### Request:
Produce a word-for-word copy of the listing below without its pictures.

### Dataset excerpt:
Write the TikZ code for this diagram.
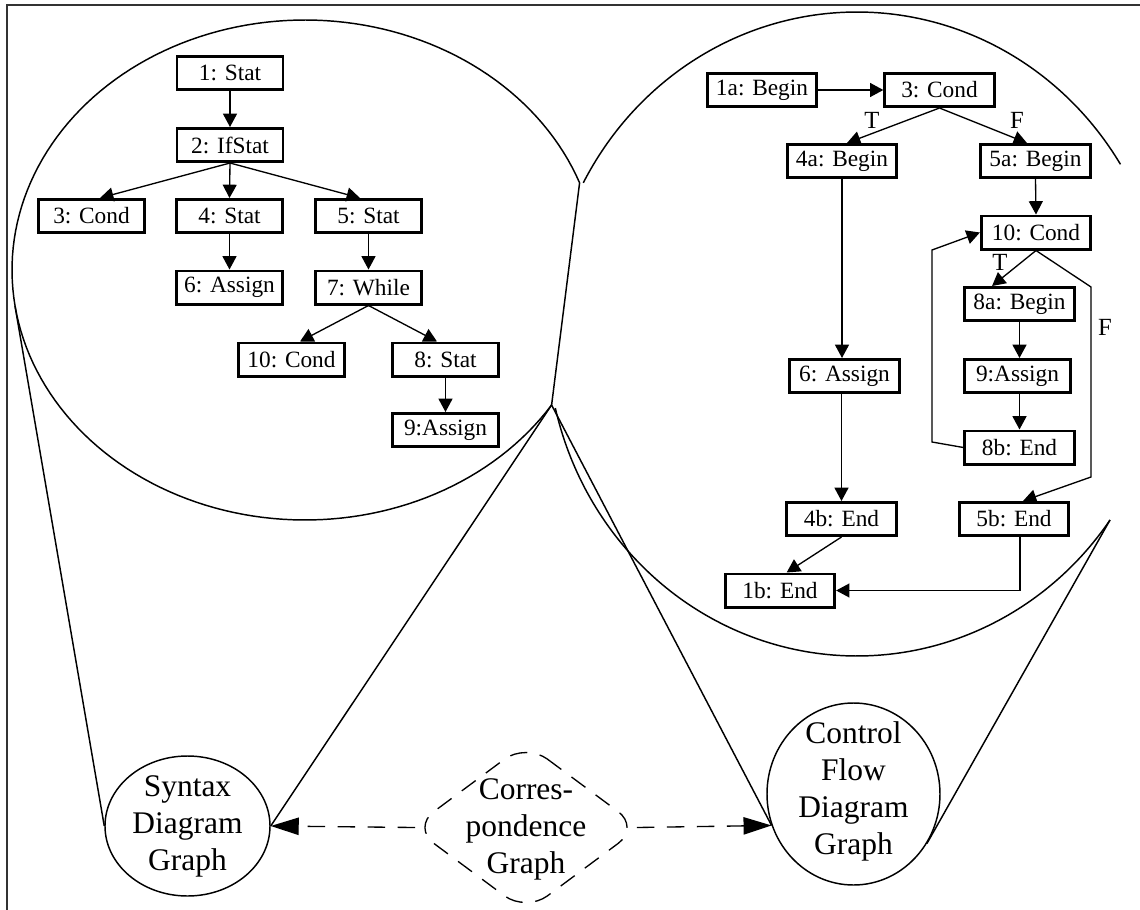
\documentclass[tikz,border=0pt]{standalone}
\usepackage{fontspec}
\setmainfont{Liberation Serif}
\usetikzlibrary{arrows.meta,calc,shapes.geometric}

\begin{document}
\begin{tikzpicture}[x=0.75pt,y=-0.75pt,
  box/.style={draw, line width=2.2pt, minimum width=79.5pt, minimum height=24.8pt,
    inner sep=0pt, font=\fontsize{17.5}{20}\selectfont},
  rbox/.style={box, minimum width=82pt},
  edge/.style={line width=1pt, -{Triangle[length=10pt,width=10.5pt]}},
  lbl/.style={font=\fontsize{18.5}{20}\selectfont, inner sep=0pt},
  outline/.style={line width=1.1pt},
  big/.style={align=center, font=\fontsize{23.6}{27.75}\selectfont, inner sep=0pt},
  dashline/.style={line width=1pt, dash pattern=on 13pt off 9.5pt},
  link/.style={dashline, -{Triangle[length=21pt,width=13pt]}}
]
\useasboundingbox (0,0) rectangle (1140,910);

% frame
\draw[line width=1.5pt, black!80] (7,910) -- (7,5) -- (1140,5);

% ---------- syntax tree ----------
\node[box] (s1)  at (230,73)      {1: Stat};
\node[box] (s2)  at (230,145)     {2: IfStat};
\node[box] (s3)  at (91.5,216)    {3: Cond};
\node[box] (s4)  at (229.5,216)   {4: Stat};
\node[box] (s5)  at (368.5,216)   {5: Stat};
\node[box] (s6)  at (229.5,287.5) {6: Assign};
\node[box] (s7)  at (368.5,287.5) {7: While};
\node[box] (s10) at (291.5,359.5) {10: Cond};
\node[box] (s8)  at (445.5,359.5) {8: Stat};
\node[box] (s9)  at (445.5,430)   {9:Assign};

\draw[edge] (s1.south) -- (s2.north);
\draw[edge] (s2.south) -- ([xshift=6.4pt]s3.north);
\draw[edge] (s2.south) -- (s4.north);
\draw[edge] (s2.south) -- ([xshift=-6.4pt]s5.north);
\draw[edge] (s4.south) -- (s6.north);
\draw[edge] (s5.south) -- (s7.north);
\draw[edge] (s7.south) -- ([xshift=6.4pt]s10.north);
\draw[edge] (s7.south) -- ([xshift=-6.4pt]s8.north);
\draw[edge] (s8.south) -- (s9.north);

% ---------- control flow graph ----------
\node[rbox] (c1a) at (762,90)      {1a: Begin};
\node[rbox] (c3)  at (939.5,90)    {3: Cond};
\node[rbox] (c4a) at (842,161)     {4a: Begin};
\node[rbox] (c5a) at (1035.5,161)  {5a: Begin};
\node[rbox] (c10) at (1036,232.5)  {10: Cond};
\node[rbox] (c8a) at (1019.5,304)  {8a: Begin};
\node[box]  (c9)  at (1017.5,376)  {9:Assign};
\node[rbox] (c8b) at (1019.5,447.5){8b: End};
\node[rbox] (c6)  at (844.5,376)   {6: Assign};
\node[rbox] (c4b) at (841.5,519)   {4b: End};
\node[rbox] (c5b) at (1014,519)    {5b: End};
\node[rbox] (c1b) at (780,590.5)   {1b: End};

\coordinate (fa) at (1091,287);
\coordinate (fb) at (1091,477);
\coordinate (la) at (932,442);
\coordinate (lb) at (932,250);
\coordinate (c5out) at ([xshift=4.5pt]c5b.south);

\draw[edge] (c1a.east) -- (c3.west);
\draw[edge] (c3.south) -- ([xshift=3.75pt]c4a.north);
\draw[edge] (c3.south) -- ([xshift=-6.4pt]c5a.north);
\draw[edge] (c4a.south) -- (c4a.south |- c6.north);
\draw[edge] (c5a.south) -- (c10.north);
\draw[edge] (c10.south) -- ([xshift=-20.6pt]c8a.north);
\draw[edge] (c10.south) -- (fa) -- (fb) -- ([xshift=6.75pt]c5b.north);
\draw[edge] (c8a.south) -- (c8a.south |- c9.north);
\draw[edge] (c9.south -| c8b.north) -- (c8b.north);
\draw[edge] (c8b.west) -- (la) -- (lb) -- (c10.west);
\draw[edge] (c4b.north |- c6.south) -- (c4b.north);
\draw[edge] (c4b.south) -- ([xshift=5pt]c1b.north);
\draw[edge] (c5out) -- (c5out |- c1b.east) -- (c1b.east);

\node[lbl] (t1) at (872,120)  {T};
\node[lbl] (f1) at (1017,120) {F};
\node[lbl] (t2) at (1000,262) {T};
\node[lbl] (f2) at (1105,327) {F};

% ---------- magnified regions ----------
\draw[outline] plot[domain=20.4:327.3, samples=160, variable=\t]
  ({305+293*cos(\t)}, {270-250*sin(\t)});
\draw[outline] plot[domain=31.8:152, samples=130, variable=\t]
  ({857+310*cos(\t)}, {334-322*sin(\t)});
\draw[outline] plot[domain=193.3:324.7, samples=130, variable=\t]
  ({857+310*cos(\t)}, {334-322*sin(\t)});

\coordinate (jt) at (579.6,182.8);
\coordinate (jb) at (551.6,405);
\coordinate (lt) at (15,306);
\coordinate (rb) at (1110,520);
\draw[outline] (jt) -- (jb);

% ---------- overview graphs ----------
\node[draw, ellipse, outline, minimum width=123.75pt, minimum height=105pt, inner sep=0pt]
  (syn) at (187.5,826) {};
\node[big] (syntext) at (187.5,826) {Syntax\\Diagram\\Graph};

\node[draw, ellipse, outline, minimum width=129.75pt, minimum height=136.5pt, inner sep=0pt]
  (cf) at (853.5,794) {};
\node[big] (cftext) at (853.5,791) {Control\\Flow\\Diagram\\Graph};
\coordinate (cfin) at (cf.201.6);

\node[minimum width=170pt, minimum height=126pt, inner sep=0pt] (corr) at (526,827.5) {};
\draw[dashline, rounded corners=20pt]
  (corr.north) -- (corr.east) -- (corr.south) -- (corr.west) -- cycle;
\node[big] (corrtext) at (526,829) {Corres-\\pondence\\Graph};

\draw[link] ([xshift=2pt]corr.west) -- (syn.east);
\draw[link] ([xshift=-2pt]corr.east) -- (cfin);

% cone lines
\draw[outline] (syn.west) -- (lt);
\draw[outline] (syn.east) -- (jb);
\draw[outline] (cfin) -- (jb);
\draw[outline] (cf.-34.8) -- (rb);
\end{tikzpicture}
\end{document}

### The completed task:
Write the TikZ code for this diagram.
\documentclass[tikz,border=0pt]{standalone}
\usepackage{fontspec}
\setmainfont{Liberation Serif}
\usetikzlibrary{arrows.meta,calc,shapes.geometric}

\begin{document}
\begin{tikzpicture}[x=0.75pt,y=-0.75pt,
  box/.style={draw, line width=2.2pt, minimum width=79.5pt, minimum height=24.8pt,
    inner sep=0pt, font=\fontsize{17.5}{20}\selectfont},
  rbox/.style={box, minimum width=82pt},
  edge/.style={line width=1pt, -{Triangle[length=10pt,width=10.5pt]}},
  lbl/.style={font=\fontsize{18.5}{20}\selectfont, inner sep=0pt},
  outline/.style={line width=1.1pt},
  big/.style={align=center, font=\fontsize{23.6}{27.75}\selectfont, inner sep=0pt},
  dashline/.style={line width=1pt, dash pattern=on 13pt off 9.5pt},
  link/.style={dashline, -{Triangle[length=21pt,width=13pt]}}
]
\useasboundingbox (0,0) rectangle (1140,910);

% frame
\draw[line width=1.5pt, black!80] (7,910) -- (7,5) -- (1140,5);

% ---------- syntax tree ----------
\node[box] (s1)  at (230,73)      {1: Stat};
\node[box] (s2)  at (230,145)     {2: IfStat};
\node[box] (s3)  at (91.5,216)    {3: Cond};
\node[box] (s4)  at (229.5,216)   {4: Stat};
\node[box] (s5)  at (368.5,216)   {5: Stat};
\node[box] (s6)  at (229.5,287.5) {6: Assign};
\node[box] (s7)  at (368.5,287.5) {7: While};
\node[box] (s10) at (291.5,359.5) {10: Cond};
\node[box] (s8)  at (445.5,359.5) {8: Stat};
\node[box] (s9)  at (445.5,430)   {9:Assign};

\draw[edge] (s1.south) -- (s2.north);
\draw[edge] (s2.south) -- ([xshift=6.4pt]s3.north);
\draw[edge] (s2.south) -- (s4.north);
\draw[edge] (s2.south) -- ([xshift=-6.4pt]s5.north);
\draw[edge] (s4.south) -- (s6.north);
\draw[edge] (s5.south) -- (s7.north);
\draw[edge] (s7.south) -- ([xshift=6.4pt]s10.north);
\draw[edge] (s7.south) -- ([xshift=-6.4pt]s8.north);
\draw[edge] (s8.south) -- (s9.north);

% ---------- control flow graph ----------
\node[rbox] (c1a) at (762,90)      {1a: Begin};
\node[rbox] (c3)  at (939.5,90)    {3: Cond};
\node[rbox] (c4a) at (842,161)     {4a: Begin};
\node[rbox] (c5a) at (1035.5,161)  {5a: Begin};
\node[rbox] (c10) at (1036,232.5)  {10: Cond};
\node[rbox] (c8a) at (1019.5,304)  {8a: Begin};
\node[box]  (c9)  at (1017.5,376)  {9:Assign};
\node[rbox] (c8b) at (1019.5,447.5){8b: End};
\node[rbox] (c6)  at (844.5,376)   {6: Assign};
\node[rbox] (c4b) at (841.5,519)   {4b: End};
\node[rbox] (c5b) at (1014,519)    {5b: End};
\node[rbox] (c1b) at (780,590.5)   {1b: End};

\coordinate (fa) at (1091,287);
\coordinate (fb) at (1091,477);
\coordinate (la) at (932,442);
\coordinate (lb) at (932,250);
\coordinate (c5out) at ([xshift=4.5pt]c5b.south);

\draw[edge] (c1a.east) -- (c3.west);
\draw[edge] (c3.south) -- ([xshift=3.75pt]c4a.north);
\draw[edge] (c3.south) -- ([xshift=-6.4pt]c5a.north);
\draw[edge] (c4a.south) -- (c4a.south |- c6.north);
\draw[edge] (c5a.south) -- (c10.north);
\draw[edge] (c10.south) -- ([xshift=-20.6pt]c8a.north);
\draw[edge] (c10.south) -- (fa) -- (fb) -- ([xshift=6.75pt]c5b.north);
\draw[edge] (c8a.south) -- (c8a.south |- c9.north);
\draw[edge] (c9.south -| c8b.north) -- (c8b.north);
\draw[edge] (c8b.west) -- (la) -- (lb) -- (c10.west);
\draw[edge] (c4b.north |- c6.south) -- (c4b.north);
\draw[edge] (c4b.south) -- ([xshift=5pt]c1b.north);
\draw[edge] (c5out) -- (c5out |- c1b.east) -- (c1b.east);

\node[lbl] (t1) at (872,120)  {T};
\node[lbl] (f1) at (1017,120) {F};
\node[lbl] (t2) at (1000,262) {T};
\node[lbl] (f2) at (1105,327) {F};

% ---------- magnified regions ----------
\draw[outline] plot[domain=20.4:327.3, samples=160, variable=\t]
  ({305+293*cos(\t)}, {270-250*sin(\t)});
\draw[outline] plot[domain=31.8:152, samples=130, variable=\t]
  ({857+310*cos(\t)}, {334-322*sin(\t)});
\draw[outline] plot[domain=193.3:324.7, samples=130, variable=\t]
  ({857+310*cos(\t)}, {334-322*sin(\t)});

\coordinate (jt) at (579.6,182.8);
\coordinate (jb) at (551.6,405);
\coordinate (lt) at (15,306);
\coordinate (rb) at (1110,520);
\draw[outline] (jt) -- (jb);

% ---------- overview graphs ----------
\node[draw, ellipse, outline, minimum width=123.75pt, minimum height=105pt, inner sep=0pt]
  (syn) at (187.5,826) {};
\node[big] (syntext) at (187.5,826) {Syntax\\Diagram\\Graph};

\node[draw, ellipse, outline, minimum width=129.75pt, minimum height=136.5pt, inner sep=0pt]
  (cf) at (853.5,794) {};
\node[big] (cftext) at (853.5,791) {Control\\Flow\\Diagram\\Graph};
\coordinate (cfin) at (cf.201.6);

\node[minimum width=170pt, minimum height=126pt, inner sep=0pt] (corr) at (526,827.5) {};
\draw[dashline, rounded corners=20pt]
  (corr.north) -- (corr.east) -- (corr.south) -- (corr.west) -- cycle;
\node[big] (corrtext) at (526,829) {Corres-\\pondence\\Graph};

\draw[link] ([xshift=2pt]corr.west) -- (syn.east);
\draw[link] ([xshift=-2pt]corr.east) -- (cfin);

% cone lines
\draw[outline] (syn.west) -- (lt);
\draw[outline] (syn.east) -- (jb);
\draw[outline] (cfin) -- (jb);
\draw[outline] (cf.-34.8) -- (rb);
\end{tikzpicture}
\end{document}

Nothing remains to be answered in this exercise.